When composer/musician Tommy Tallarico created the Video Games Live experience more than a decade ago, he wanted to help the medium of video games work as a bridge into the world of classical and symphonic music.
“One of the main reasons I created Video Games Live was to help usher in a whole new generation of young people to appreciate the arts and symphonic music,” he said.
Today, the show continues be an ambassador for both symphonic music and gaming alike, and continues to tour worldwide, and released its third CD, Video Games Live: Level 3 in February.
Funded with Kickstarter, the CD raised more than $285,000, making it the third-highest grossing album in Kickstarter’s history.
The majority of the studio album was performed by the City of Prague Philharmonic Orchestra and Chorale, and around 175 musicians and 27 game composers contributed their talents to the disc.
The CD certainly demonstrates the importance of a well-written and well-performed score, to the performing and media art, and this includes the now-prominent art form of video game design. When listened to without the visual accompaniments of the live performances, or the games themselves for that matter, much of this music is impressive in its own right: full choral pieces; Asian, Caribbean, and Eastern European orchestral works; driving rock instrumentals; and lively bits of operetta are mixed with recognizable game themes.
One of the fun things about this album is playing around young gamers and watching their faces light up with recognition when they hear a piece from their favorite game: “Oh my gosh, this is from Final Fantasy!”
Likewise, it’s also a great joy to have non-gamers comment on the beauty of a piece, and watching their reaction when you reveal it’s from the video game Chrono Cross.
Other notable games featured include Skyrim, Tetris, Pokemon, Street Fighter II, and World of Warcraft, as well as the 25th Anniversary Overture for Zelda.
Tallarico said he is still thrilled to see the multi-generational appeal of the Video Games Live performances.
“It’s so incredible to see moms and dads, grandparents and grandkids, all enjoying an event that has some kind of relevance of each of them,” he said.
One thing to note: Some of the music featured in both the Video Game Live performances and albums, including Level 3, may be taken from Mature-rated games, but there is no inappropriate content for listeners of any age. The guitar-driven “Theme of Laura,” by Akira Yamaoka from the dark and violent game Silent Hill 2, is actually one of the album’s most dynamic pieces, giving the album a slight departure from the more classical-centered pieces with its flowing alternative jazz sound.

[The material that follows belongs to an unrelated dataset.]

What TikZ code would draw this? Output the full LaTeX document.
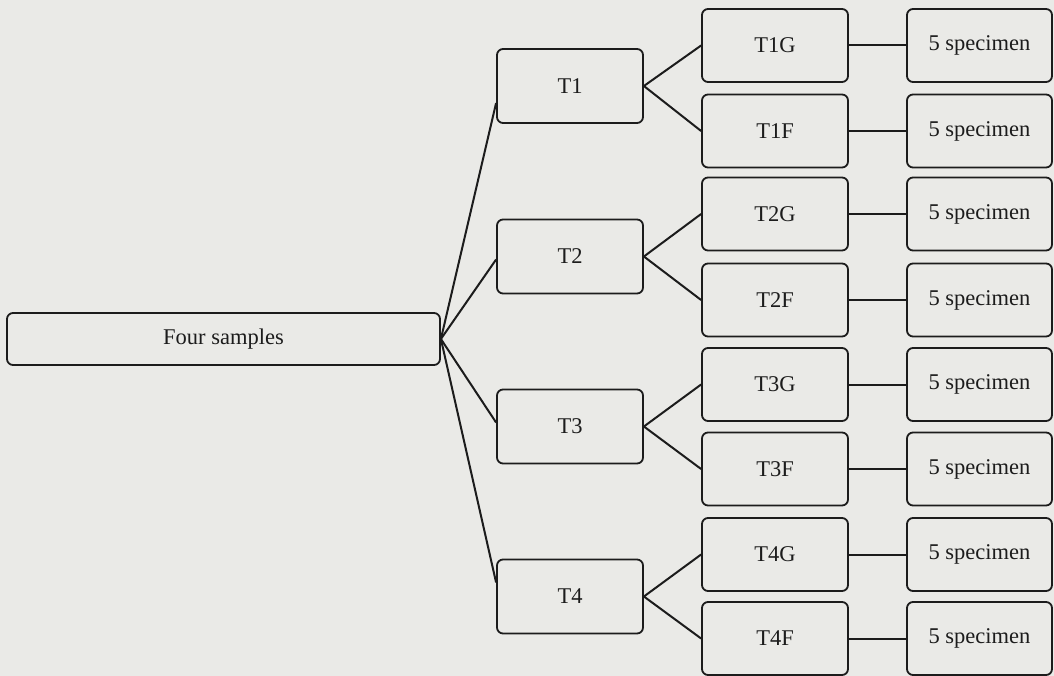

The CD’s closing piece, a live performance of the catchy “Still Alive” from Portal, prominently features audience members of all ages singing along to that cute little passive-aggressive anthem from GLaDOS, featuring lyrics like, “We do what we must because we can/For the good of all of us/Except the ones who are dead/But there’s no sense crying over every mistake.”
Tallarico said being able see different generations come together, have fun and experience beautiful music together, is something he will always find exceptionally rewarding.
“I’m always reminded of the story when a woman in one of the symphonies came up to me right before the start of a show with tears in her eyes thanking me for bringing something like this into the world,” Tallarico said. “She said that she has been with the symphony for over 20 years and she’s been trying to get her 17-year-old son to come and see her play in the symphony for over a decade, but he would never go…until that night! And not only that, but he brought all his friends and was bragging to his classmates how his mom was going to be playing Halo on stage that night.”
GeekMom received a copy of the album for review purposes.